◆ **TASK DESCRIPTION**
From the listing that follows, reproduce only the lines from the one holding "Reproduce this chart" through the one holding "ax = fig.add_axes([0.552, 0.1527, 0.4205, 0.6998])", both included, with no pictures.

◆ **ITEMS**

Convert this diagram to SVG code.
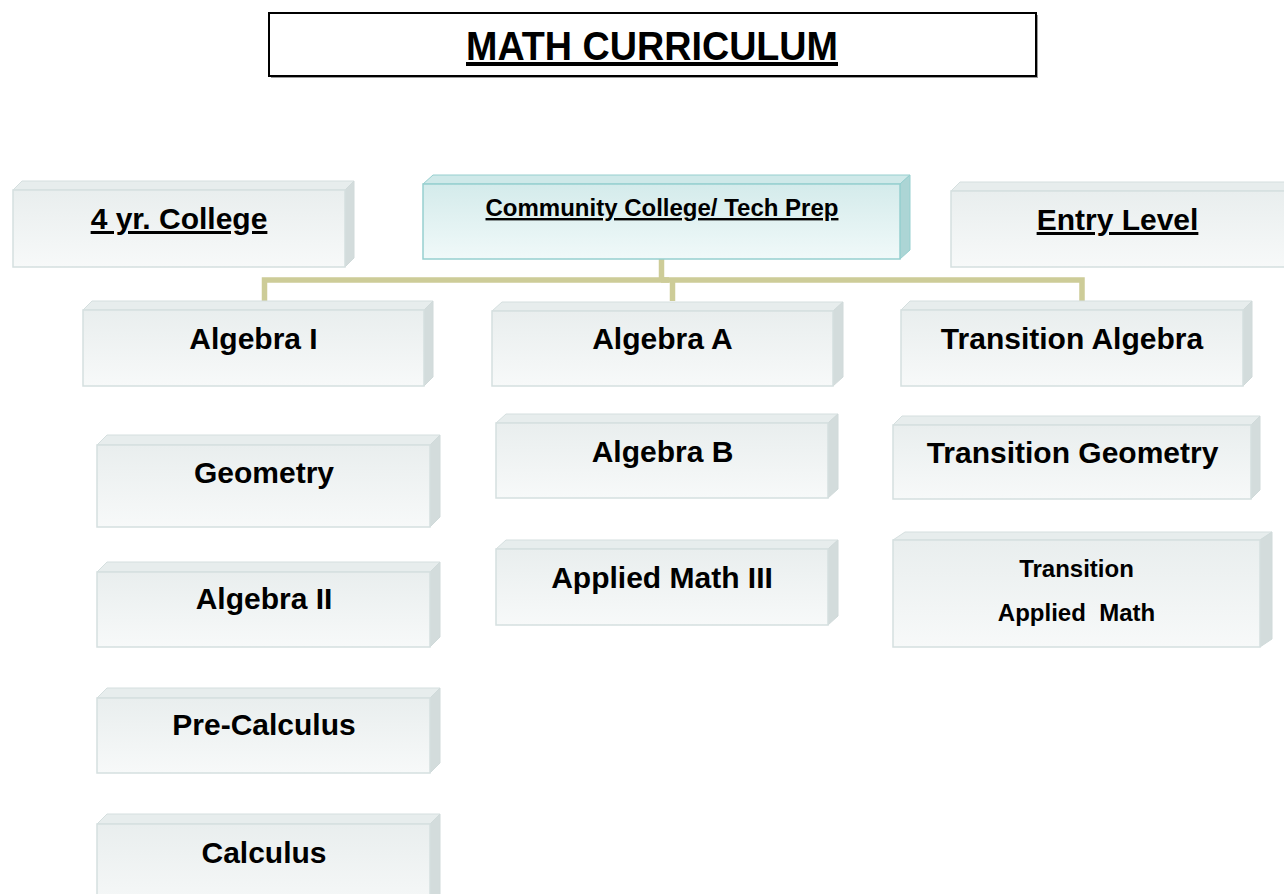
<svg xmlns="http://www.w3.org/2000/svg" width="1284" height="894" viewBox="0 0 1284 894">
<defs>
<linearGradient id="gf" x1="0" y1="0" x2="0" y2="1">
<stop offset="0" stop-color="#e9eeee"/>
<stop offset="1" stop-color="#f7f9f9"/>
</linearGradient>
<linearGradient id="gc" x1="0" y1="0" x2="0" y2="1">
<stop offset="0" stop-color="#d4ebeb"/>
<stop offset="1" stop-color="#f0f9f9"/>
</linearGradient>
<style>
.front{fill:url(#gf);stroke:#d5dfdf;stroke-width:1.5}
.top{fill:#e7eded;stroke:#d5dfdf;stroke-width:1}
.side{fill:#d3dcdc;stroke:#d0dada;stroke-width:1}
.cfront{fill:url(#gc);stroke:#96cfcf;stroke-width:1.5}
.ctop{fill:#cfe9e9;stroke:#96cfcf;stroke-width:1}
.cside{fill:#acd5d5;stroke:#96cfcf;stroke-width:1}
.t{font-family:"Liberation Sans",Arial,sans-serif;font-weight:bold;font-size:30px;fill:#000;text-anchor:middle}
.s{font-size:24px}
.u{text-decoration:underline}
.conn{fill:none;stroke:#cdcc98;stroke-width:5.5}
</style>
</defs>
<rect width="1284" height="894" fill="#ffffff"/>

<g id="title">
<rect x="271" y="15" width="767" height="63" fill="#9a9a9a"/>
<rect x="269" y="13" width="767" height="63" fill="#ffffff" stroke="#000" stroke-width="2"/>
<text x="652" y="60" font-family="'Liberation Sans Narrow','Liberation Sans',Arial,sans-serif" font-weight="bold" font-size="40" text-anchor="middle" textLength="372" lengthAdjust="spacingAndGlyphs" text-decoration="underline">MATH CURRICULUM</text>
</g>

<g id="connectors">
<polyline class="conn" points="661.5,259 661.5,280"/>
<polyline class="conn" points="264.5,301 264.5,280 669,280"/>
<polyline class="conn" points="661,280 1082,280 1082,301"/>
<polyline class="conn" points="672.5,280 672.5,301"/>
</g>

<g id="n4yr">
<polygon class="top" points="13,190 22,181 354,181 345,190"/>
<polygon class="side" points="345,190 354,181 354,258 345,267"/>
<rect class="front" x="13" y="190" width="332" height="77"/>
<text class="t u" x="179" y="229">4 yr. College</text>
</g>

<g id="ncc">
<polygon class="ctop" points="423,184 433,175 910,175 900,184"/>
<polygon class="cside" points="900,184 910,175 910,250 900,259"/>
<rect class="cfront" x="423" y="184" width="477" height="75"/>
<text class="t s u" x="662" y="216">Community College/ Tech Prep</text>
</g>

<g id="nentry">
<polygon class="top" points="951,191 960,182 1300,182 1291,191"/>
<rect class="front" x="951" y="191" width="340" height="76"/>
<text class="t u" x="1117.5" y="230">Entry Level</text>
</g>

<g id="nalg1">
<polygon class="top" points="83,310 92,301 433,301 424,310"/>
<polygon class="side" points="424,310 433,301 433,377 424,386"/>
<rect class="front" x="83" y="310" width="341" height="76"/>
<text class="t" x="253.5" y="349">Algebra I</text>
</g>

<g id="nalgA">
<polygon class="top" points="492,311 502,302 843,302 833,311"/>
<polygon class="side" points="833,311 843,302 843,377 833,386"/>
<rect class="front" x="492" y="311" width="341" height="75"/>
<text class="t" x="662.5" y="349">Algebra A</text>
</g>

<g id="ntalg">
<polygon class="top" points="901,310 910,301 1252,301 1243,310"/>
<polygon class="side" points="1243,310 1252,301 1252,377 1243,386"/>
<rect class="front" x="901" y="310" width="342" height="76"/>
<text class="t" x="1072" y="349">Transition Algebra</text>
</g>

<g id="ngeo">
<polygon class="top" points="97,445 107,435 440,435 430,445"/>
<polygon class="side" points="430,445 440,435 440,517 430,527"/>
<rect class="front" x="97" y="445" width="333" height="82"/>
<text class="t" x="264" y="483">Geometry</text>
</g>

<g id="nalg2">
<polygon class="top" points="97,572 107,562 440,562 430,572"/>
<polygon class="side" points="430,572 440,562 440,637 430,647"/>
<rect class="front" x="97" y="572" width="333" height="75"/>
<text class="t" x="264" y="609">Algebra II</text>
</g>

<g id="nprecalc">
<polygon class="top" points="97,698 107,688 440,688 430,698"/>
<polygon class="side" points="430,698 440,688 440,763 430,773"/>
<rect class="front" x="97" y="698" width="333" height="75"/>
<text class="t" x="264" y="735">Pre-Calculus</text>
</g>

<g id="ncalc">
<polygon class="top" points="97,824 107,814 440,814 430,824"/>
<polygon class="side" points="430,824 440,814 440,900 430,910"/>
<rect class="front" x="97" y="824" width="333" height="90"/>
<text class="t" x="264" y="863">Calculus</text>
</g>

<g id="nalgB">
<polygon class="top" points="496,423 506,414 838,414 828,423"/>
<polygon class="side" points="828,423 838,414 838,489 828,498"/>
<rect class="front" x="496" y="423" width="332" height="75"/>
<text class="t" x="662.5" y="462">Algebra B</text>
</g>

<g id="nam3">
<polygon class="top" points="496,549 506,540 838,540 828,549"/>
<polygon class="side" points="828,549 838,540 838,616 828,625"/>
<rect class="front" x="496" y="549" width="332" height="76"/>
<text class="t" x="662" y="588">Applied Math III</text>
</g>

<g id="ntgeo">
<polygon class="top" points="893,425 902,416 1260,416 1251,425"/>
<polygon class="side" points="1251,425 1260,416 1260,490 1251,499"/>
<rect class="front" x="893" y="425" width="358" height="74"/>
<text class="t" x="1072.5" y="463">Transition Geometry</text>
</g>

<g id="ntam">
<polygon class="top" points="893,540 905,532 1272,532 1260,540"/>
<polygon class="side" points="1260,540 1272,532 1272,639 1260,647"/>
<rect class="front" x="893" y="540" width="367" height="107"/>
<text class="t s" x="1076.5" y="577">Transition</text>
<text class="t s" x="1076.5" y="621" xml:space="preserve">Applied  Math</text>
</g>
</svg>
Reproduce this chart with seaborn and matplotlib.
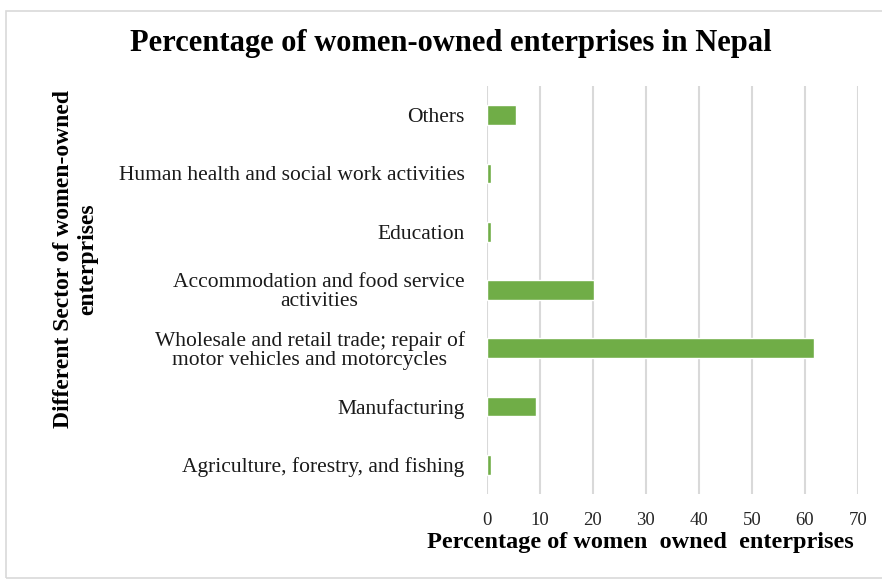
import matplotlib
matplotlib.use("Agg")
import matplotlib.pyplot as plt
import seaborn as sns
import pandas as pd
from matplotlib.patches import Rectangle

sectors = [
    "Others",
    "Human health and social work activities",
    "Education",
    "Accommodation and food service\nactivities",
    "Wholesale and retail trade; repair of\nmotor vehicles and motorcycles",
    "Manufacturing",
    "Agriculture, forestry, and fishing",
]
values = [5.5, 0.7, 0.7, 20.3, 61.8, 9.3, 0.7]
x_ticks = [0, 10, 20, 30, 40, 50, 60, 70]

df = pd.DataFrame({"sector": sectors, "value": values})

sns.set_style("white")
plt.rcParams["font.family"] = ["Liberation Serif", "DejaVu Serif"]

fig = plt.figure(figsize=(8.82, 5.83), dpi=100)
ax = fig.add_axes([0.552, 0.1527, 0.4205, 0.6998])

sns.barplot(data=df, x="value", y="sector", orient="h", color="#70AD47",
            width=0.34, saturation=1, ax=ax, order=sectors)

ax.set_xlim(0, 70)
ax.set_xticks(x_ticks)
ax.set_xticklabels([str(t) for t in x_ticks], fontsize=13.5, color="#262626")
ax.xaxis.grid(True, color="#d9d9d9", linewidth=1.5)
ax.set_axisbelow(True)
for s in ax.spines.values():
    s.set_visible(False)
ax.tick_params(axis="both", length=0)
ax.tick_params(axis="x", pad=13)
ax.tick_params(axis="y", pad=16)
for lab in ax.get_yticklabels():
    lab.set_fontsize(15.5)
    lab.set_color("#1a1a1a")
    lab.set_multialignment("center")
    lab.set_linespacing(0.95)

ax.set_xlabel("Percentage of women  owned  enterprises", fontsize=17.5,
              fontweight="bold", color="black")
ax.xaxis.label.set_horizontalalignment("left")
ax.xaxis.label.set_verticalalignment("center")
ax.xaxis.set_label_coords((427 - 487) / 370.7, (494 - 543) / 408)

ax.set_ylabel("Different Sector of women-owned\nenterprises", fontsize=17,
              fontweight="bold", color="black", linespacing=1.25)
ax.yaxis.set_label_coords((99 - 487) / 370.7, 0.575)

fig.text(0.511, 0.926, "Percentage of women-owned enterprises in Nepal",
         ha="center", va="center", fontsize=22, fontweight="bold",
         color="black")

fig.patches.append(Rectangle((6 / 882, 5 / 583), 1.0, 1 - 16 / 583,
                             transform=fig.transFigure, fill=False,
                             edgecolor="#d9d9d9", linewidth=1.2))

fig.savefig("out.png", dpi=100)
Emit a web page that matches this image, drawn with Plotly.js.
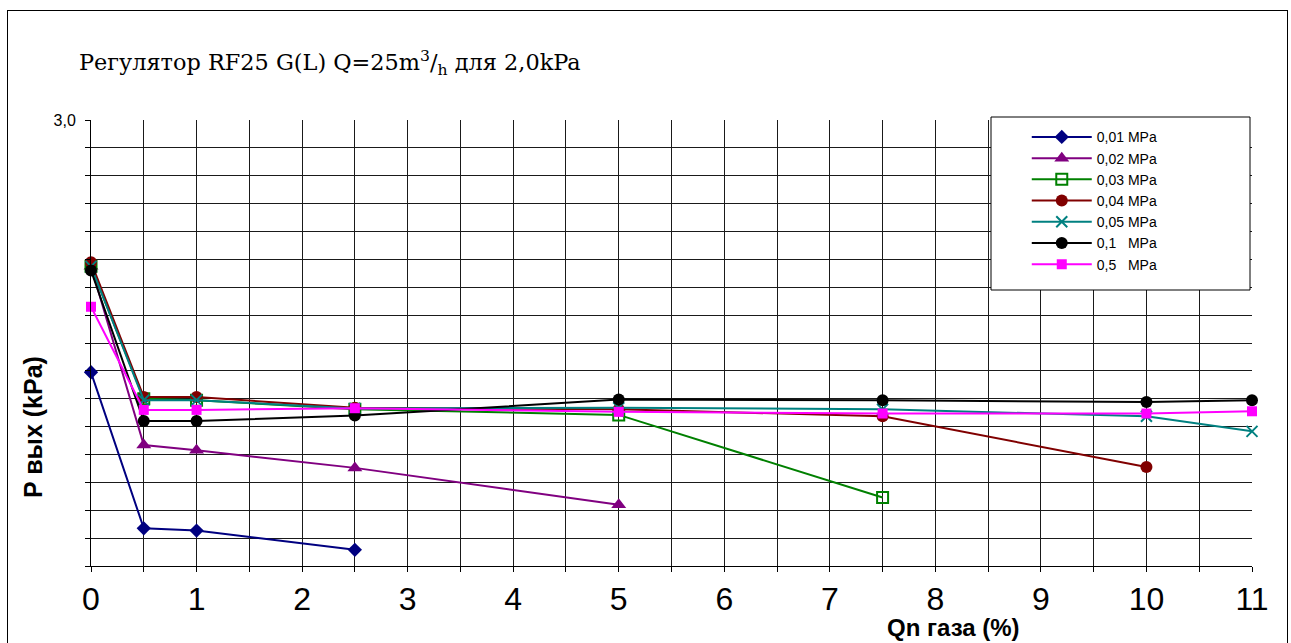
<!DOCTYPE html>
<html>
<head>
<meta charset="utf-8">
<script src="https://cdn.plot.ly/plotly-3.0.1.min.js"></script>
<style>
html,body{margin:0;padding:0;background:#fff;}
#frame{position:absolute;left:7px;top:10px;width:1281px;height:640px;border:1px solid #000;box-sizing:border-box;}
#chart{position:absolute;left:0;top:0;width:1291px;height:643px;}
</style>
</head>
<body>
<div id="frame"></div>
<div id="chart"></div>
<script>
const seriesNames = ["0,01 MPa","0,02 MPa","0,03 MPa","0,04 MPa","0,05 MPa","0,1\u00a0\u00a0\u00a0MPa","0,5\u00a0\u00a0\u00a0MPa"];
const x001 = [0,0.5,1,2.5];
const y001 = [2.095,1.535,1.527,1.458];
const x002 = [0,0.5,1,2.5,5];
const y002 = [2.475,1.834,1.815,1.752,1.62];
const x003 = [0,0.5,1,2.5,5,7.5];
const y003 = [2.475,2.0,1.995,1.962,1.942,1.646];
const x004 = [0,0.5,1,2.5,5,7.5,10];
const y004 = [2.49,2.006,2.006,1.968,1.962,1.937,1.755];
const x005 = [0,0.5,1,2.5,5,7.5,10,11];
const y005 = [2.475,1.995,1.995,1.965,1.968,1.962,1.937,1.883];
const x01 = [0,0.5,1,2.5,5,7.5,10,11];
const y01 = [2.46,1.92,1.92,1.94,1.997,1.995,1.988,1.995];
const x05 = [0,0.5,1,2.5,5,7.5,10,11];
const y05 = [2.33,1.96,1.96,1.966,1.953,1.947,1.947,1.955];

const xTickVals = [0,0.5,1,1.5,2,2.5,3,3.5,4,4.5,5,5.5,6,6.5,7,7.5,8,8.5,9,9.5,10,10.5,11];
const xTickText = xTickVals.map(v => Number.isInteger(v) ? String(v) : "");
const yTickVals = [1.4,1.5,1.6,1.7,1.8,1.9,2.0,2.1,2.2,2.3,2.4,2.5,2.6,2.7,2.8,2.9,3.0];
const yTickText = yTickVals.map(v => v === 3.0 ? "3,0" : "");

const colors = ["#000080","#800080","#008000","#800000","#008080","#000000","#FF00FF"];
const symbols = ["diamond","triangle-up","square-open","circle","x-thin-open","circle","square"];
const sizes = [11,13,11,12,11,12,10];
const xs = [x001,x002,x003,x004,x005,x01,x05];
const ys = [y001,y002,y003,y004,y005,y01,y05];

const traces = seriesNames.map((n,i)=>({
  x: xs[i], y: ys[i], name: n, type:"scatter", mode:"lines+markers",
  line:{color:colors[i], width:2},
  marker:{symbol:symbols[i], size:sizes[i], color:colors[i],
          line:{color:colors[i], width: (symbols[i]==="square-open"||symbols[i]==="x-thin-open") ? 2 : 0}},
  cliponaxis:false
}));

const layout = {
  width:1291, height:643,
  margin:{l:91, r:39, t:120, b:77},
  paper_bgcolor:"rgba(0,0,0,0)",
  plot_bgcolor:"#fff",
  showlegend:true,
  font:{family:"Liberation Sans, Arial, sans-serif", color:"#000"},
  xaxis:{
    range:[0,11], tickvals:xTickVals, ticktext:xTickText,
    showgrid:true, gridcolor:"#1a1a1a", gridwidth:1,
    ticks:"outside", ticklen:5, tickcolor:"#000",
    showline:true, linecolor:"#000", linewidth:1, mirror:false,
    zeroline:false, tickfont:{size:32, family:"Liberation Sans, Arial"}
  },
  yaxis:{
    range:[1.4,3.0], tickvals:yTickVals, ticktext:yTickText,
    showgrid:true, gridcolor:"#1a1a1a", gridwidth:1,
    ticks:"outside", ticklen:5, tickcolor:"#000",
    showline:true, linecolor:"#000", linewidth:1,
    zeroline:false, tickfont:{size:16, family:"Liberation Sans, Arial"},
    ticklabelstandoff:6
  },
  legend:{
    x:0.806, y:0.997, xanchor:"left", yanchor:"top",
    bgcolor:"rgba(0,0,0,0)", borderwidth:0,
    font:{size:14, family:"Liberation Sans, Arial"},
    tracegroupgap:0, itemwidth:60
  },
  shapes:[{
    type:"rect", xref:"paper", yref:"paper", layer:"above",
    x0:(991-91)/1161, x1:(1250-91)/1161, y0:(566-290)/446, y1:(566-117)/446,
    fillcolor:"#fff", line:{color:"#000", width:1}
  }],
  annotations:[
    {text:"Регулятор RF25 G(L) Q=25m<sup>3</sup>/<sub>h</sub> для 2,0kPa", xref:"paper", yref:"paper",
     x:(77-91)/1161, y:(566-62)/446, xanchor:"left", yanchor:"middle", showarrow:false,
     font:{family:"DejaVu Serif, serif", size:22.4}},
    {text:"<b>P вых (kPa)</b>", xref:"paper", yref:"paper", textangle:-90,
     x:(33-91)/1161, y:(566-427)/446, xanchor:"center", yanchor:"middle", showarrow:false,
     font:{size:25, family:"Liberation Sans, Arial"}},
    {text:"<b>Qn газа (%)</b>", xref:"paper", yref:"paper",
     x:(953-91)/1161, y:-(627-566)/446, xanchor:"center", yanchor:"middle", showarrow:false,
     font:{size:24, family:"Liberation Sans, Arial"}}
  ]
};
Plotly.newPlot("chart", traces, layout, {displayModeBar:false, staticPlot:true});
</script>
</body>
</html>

◆ **RESULT**
Reproduce this chart with seaborn and matplotlib.
import matplotlib
matplotlib.use("Agg")
import matplotlib.pyplot as plt
import seaborn as sns
import pandas as pd
from matplotlib.patches import Rectangle

sectors = [
    "Others",
    "Human health and social work activities",
    "Education",
    "Accommodation and food service\nactivities",
    "Wholesale and retail trade; repair of\nmotor vehicles and motorcycles",
    "Manufacturing",
    "Agriculture, forestry, and fishing",
]
values = [5.5, 0.7, 0.7, 20.3, 61.8, 9.3, 0.7]
x_ticks = [0, 10, 20, 30, 40, 50, 60, 70]

df = pd.DataFrame({"sector": sectors, "value": values})

sns.set_style("white")
plt.rcParams["font.family"] = ["Liberation Serif", "DejaVu Serif"]

fig = plt.figure(figsize=(8.82, 5.83), dpi=100)
ax = fig.add_axes([0.552, 0.1527, 0.4205, 0.6998])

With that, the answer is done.